**The problem**. Reproduce, character for character, the lines below from the first through the one with "3.37, 3.38, 3.26];". Leave pictures out.
======
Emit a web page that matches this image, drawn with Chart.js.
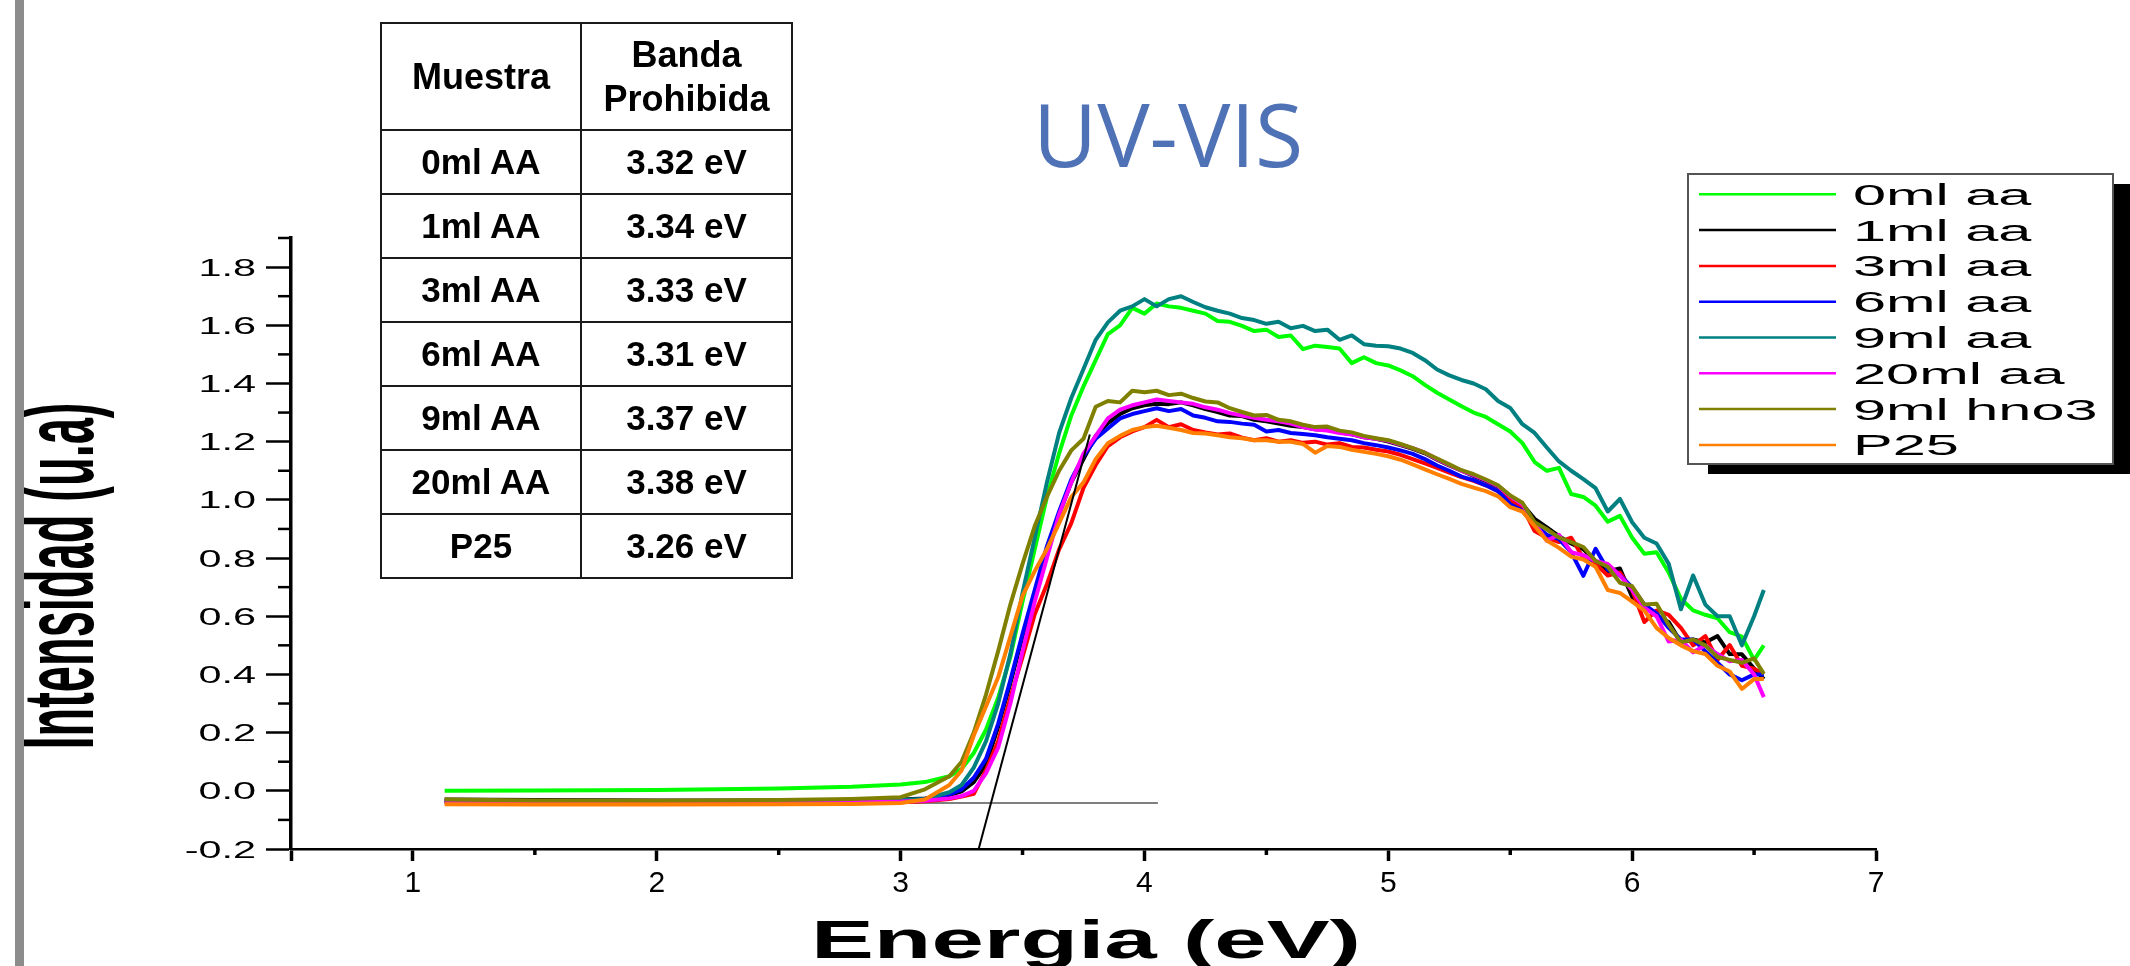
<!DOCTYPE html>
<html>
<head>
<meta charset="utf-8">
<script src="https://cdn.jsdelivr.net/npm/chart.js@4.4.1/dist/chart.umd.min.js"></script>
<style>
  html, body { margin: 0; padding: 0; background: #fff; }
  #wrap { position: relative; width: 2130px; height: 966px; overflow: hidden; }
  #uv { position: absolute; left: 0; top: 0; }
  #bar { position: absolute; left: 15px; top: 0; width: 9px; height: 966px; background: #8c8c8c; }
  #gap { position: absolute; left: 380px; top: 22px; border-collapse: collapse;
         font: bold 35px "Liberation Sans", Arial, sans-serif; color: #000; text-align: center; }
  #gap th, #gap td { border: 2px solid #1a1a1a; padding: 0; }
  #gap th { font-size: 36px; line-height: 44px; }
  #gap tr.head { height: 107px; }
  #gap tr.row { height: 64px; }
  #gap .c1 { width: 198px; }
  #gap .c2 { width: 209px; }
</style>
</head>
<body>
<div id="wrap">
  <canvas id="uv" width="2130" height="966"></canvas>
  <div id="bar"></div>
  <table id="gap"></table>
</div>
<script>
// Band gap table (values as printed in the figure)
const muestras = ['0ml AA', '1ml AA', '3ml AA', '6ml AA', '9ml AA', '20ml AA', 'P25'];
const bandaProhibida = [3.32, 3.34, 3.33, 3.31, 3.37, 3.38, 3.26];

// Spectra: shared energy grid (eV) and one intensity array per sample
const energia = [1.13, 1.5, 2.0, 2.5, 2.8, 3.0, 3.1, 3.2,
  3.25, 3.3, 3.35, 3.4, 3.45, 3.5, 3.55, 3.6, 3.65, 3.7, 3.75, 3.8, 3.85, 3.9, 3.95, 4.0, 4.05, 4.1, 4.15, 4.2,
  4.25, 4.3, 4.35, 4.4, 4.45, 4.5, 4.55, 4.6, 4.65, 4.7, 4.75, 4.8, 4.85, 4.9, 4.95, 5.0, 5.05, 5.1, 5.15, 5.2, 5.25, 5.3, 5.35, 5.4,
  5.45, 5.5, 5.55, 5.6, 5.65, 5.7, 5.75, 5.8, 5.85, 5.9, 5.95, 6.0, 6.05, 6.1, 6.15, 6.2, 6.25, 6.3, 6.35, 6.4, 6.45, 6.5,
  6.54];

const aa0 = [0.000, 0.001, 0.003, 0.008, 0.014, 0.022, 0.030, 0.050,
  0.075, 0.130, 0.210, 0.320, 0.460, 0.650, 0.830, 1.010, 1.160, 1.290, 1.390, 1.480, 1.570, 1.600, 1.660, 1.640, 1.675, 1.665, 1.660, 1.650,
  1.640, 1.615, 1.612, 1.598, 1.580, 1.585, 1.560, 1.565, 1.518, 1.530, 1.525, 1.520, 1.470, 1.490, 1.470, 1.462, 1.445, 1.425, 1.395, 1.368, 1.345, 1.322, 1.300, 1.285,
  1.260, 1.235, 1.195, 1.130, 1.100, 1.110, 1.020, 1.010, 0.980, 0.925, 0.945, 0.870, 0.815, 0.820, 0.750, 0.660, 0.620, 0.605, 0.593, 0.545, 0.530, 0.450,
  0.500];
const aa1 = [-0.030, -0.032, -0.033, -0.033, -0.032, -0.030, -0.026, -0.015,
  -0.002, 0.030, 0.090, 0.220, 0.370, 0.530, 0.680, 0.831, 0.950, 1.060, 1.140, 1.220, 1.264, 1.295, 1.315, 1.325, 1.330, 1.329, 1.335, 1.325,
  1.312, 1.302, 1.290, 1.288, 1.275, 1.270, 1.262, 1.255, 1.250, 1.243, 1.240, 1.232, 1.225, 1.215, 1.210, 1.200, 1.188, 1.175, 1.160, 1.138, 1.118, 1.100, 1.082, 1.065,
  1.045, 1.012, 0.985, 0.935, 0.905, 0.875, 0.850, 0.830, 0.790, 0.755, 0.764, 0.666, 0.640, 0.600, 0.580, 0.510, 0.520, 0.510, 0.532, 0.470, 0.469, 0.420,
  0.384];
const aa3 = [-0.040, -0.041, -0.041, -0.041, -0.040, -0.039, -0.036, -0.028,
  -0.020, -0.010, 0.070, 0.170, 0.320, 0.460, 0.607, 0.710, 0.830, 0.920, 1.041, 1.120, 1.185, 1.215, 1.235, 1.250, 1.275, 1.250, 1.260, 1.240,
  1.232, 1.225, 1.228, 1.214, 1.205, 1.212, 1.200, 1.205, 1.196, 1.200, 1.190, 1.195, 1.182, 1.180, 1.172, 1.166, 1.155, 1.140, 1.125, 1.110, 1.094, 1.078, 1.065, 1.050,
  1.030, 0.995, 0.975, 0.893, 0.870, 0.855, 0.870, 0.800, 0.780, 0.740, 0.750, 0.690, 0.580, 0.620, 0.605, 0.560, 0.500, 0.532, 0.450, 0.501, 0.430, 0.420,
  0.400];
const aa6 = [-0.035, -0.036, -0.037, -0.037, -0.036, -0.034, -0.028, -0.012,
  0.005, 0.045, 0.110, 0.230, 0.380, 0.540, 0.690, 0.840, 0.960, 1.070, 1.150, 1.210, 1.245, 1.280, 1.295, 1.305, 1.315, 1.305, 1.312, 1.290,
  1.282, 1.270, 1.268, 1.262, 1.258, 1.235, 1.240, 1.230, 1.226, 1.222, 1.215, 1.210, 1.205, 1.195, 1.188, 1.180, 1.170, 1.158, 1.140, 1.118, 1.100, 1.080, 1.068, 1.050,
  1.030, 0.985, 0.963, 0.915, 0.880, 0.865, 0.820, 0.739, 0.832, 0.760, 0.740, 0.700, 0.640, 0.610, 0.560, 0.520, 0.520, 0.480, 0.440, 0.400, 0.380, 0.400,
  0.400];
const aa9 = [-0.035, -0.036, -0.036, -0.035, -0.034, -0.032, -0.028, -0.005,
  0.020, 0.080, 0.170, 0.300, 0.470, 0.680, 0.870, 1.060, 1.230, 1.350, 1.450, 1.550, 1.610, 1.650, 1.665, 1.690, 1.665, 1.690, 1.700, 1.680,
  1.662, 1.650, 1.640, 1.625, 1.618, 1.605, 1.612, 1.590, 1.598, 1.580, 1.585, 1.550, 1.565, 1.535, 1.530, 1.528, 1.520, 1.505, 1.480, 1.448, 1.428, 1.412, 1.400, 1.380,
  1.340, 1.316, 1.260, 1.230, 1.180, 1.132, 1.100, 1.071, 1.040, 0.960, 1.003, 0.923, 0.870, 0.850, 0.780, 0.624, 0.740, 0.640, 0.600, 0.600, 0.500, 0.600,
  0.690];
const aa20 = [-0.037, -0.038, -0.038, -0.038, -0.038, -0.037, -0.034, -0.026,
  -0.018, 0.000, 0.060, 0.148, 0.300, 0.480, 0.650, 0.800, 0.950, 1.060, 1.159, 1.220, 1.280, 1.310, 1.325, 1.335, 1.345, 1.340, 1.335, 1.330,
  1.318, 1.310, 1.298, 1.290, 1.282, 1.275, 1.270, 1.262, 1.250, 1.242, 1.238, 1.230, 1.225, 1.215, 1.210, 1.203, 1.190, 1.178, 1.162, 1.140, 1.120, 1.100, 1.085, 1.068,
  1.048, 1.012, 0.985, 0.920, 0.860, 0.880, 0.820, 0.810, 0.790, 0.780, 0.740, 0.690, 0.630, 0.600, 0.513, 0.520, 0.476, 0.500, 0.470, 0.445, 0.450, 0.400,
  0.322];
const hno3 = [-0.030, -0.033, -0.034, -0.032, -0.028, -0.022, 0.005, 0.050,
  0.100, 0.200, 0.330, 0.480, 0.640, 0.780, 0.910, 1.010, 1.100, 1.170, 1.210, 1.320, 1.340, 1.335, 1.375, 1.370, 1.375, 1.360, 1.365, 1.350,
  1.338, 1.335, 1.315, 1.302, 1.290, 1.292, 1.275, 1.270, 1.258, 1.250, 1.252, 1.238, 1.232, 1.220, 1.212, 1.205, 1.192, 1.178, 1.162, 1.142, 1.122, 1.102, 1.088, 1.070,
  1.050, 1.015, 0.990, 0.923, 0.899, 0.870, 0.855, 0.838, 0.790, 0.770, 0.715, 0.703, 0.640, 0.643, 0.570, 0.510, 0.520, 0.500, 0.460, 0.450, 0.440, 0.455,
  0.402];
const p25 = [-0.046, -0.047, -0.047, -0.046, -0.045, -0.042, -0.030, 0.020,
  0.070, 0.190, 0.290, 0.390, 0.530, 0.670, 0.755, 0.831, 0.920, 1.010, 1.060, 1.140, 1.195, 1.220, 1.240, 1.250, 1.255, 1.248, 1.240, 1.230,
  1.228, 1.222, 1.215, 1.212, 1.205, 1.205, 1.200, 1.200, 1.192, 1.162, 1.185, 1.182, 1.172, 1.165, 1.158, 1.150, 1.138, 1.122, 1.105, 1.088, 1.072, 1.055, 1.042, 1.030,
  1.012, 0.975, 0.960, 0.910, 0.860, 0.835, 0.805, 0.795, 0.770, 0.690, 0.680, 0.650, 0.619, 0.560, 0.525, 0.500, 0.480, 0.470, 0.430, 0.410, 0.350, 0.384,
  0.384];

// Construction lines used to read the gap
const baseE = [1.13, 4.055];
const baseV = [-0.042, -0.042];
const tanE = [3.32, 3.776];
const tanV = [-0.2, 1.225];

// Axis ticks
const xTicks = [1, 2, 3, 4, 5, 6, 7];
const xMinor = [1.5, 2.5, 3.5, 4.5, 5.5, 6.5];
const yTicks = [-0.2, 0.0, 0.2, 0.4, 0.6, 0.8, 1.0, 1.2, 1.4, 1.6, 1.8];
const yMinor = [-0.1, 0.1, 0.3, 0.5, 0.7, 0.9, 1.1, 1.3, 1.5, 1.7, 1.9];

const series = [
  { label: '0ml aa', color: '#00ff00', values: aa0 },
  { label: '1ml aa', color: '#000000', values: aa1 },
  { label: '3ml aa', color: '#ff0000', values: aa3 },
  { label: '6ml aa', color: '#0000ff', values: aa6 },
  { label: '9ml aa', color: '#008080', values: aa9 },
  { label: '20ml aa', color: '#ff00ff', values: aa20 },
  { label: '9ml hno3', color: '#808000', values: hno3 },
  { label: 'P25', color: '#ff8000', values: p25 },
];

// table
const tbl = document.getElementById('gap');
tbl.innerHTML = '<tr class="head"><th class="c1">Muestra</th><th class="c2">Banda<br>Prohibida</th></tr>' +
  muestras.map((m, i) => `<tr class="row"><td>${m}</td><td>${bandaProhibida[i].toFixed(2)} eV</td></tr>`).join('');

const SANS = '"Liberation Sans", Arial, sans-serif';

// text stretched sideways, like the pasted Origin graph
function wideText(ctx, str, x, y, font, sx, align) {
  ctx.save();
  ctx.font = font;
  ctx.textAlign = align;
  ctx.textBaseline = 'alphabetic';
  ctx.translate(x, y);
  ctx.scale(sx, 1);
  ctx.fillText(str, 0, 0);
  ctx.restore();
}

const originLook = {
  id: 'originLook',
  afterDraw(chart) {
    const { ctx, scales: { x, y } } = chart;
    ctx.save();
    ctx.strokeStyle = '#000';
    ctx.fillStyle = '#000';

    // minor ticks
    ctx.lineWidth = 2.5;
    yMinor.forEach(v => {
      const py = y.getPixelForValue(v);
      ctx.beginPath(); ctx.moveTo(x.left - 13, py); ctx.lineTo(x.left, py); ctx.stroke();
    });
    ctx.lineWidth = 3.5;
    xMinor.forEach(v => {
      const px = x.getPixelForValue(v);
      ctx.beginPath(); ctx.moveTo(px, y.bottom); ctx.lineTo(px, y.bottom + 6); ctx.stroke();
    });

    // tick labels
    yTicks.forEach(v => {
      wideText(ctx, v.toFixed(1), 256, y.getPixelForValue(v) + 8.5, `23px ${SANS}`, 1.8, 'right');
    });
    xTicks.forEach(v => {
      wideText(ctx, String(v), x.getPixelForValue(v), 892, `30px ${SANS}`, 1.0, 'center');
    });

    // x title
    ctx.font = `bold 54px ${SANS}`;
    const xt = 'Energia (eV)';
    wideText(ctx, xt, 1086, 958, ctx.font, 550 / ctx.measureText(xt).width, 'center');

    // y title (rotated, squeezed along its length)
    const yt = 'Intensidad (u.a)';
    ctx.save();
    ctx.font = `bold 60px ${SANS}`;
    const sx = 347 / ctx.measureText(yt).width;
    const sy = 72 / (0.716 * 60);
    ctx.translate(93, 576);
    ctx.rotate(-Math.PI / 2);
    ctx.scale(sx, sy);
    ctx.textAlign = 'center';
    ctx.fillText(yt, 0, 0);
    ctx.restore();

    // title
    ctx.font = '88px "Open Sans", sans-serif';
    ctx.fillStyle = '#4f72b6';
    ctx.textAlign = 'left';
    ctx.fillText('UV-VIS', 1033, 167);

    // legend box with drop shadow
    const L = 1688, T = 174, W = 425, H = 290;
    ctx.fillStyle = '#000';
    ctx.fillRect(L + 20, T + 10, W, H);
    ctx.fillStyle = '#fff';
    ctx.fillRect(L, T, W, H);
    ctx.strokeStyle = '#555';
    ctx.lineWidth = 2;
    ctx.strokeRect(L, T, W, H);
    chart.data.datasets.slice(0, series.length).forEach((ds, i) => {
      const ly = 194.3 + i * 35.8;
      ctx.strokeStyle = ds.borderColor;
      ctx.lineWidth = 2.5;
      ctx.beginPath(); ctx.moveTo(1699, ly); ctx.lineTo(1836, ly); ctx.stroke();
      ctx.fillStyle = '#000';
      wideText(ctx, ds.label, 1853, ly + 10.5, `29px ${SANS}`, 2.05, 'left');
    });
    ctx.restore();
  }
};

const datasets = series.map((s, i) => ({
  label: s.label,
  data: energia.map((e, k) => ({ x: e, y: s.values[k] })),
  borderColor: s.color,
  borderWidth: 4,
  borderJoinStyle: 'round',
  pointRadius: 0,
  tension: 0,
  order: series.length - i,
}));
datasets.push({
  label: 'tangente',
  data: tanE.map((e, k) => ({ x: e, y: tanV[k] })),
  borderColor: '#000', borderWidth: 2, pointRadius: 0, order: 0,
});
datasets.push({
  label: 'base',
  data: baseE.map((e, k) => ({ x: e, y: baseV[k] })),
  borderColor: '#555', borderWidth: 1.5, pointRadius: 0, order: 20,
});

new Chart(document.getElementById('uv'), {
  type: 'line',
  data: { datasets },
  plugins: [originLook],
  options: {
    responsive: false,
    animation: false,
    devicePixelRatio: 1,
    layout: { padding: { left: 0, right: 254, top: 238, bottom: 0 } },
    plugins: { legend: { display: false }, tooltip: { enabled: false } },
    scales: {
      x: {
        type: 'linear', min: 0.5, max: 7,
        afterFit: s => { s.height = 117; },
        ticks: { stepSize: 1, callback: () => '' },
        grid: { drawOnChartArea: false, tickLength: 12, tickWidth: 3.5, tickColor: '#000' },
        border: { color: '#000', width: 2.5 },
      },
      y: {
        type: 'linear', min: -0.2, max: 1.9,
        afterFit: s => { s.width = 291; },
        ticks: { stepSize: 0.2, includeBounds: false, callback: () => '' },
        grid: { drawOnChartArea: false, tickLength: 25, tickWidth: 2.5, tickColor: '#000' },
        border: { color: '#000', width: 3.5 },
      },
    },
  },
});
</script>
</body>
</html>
======
**Final answer**.
Emit a web page that matches this image, drawn with Chart.js.
<!DOCTYPE html>
<html>
<head>
<meta charset="utf-8">
<script src="https://cdn.jsdelivr.net/npm/chart.js@4.4.1/dist/chart.umd.min.js"></script>
<style>
  html, body { margin: 0; padding: 0; background: #fff; }
  #wrap { position: relative; width: 2130px; height: 966px; overflow: hidden; }
  #uv { position: absolute; left: 0; top: 0; }
  #bar { position: absolute; left: 15px; top: 0; width: 9px; height: 966px; background: #8c8c8c; }
  #gap { position: absolute; left: 380px; top: 22px; border-collapse: collapse;
         font: bold 35px "Liberation Sans", Arial, sans-serif; color: #000; text-align: center; }
  #gap th, #gap td { border: 2px solid #1a1a1a; padding: 0; }
  #gap th { font-size: 36px; line-height: 44px; }
  #gap tr.head { height: 107px; }
  #gap tr.row { height: 64px; }
  #gap .c1 { width: 198px; }
  #gap .c2 { width: 209px; }
</style>
</head>
<body>
<div id="wrap">
  <canvas id="uv" width="2130" height="966"></canvas>
  <div id="bar"></div>
  <table id="gap"></table>
</div>
<script>
// Band gap table (values as printed in the figure)
const muestras = ['0ml AA', '1ml AA', '3ml AA', '6ml AA', '9ml AA', '20ml AA', 'P25'];
const bandaProhibida = [3.32, 3.34, 3.33, 3.31, 3.37, 3.38, 3.26];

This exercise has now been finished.